I am using Serilog in C# to create a log file, which is ingested by Filebeat and sent via Logstash to Elasticsearch. The Elasticsearch indexes conform to ECS 1.5.
The log file sometimes contains erroneous values for the field "host.ip", it can contain values like "localhost:5000". This lead to rejected log posts, since a string like that cannot be converted into an ip number. This is all expected, and the issue of correcting the log file is not in the scope of this question.
I decided to add the "ignore_malformed: true" setting, on the index level. After that, the log posts are no longer rejected - I can find them in Elasticsearch. So, the setting is proven to have had effect. BUT the field "host.ip" now actually contains the malformed value "localhost:5000". I can't see how that is even possible, it is not what I expected or wanted.
From the documetation of "ignore_malformed", it would appear as if values that do not match the field type are supposed to be discarded - not written into the field. I also find no added "_ignored" field.

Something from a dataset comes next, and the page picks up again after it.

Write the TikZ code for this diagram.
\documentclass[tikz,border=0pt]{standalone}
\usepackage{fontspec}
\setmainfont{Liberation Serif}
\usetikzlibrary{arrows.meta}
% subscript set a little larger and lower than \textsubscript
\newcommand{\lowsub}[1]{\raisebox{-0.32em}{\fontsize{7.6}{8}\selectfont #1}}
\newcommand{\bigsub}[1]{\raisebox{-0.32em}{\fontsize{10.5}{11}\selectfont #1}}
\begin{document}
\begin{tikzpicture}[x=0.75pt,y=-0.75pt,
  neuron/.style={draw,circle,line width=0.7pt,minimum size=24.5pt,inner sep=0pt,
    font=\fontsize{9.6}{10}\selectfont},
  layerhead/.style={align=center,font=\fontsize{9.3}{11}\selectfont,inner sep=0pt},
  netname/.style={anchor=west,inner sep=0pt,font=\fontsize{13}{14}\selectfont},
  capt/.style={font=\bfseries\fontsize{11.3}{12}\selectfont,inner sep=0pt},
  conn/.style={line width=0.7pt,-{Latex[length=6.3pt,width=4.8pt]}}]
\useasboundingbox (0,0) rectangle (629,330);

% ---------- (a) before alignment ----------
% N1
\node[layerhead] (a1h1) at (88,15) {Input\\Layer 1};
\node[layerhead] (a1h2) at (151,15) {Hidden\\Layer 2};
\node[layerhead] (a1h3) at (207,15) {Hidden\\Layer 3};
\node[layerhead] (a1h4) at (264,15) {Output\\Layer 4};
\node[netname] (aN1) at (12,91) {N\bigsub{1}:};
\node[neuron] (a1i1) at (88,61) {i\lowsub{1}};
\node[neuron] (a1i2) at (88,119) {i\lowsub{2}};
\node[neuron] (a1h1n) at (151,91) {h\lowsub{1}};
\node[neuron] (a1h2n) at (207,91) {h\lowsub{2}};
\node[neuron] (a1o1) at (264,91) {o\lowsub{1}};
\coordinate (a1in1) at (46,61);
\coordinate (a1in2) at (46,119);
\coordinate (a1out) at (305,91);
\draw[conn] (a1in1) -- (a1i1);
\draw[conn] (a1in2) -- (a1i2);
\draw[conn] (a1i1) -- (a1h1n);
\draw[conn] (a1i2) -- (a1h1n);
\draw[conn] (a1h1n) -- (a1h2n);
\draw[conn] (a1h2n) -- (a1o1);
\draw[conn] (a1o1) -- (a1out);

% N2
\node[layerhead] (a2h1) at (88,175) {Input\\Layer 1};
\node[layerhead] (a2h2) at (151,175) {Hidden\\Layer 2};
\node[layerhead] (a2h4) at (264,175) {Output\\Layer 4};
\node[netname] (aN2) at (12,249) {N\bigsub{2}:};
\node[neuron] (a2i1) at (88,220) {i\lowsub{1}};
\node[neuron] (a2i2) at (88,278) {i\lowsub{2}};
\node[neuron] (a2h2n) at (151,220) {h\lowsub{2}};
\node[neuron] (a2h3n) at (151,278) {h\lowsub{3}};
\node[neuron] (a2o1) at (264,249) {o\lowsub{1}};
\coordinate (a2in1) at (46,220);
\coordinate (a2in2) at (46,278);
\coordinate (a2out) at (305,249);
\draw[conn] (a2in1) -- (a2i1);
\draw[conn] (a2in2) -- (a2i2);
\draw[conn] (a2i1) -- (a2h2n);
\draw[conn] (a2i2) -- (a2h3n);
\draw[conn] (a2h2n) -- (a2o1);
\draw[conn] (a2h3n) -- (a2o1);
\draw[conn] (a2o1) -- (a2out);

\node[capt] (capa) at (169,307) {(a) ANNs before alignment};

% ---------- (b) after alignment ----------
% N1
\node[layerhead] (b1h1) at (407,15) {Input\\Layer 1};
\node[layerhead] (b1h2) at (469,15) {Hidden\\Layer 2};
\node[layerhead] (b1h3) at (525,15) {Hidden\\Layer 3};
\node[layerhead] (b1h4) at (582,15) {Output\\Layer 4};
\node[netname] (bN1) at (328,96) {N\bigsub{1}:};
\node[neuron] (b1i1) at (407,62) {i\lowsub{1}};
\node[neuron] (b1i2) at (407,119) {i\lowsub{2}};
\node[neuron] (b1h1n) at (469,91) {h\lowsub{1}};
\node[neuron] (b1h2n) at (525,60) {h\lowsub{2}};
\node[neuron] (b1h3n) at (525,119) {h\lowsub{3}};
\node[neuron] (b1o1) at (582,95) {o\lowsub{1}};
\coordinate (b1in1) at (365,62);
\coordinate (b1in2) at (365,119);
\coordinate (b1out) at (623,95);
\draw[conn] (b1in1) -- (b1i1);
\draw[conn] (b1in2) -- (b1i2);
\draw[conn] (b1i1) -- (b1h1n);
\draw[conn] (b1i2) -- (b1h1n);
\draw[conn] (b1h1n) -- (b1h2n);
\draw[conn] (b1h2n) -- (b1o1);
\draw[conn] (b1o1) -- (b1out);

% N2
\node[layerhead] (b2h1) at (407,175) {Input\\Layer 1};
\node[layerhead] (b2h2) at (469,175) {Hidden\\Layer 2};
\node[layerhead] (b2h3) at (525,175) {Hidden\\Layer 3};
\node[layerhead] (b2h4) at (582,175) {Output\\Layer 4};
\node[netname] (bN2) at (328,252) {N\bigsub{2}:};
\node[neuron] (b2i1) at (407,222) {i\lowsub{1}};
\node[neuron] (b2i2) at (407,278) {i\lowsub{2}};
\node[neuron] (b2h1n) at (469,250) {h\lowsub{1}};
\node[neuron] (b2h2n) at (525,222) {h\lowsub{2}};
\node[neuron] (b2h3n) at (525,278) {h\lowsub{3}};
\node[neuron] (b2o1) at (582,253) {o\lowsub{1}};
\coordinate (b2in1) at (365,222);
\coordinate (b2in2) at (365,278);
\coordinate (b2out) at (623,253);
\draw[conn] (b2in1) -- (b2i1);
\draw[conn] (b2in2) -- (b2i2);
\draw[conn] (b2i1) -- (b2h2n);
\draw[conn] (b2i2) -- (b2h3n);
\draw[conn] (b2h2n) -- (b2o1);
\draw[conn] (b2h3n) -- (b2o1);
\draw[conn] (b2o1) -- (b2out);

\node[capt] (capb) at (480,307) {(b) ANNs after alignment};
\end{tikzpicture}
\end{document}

It's as if setting ignore_malformed to true actually allows the malformed data into the index, instead of dropping it. I'm expecting/wanting the field to be empty, if the value is malformed. Is this a bug, or am I missing something?
Whatever you send in the source document will always be there, ES will never modify it. However, the fact that you're now specifying ignore_malformed
means that ES will not try to index malformed data, but the value will still be visible in your source document.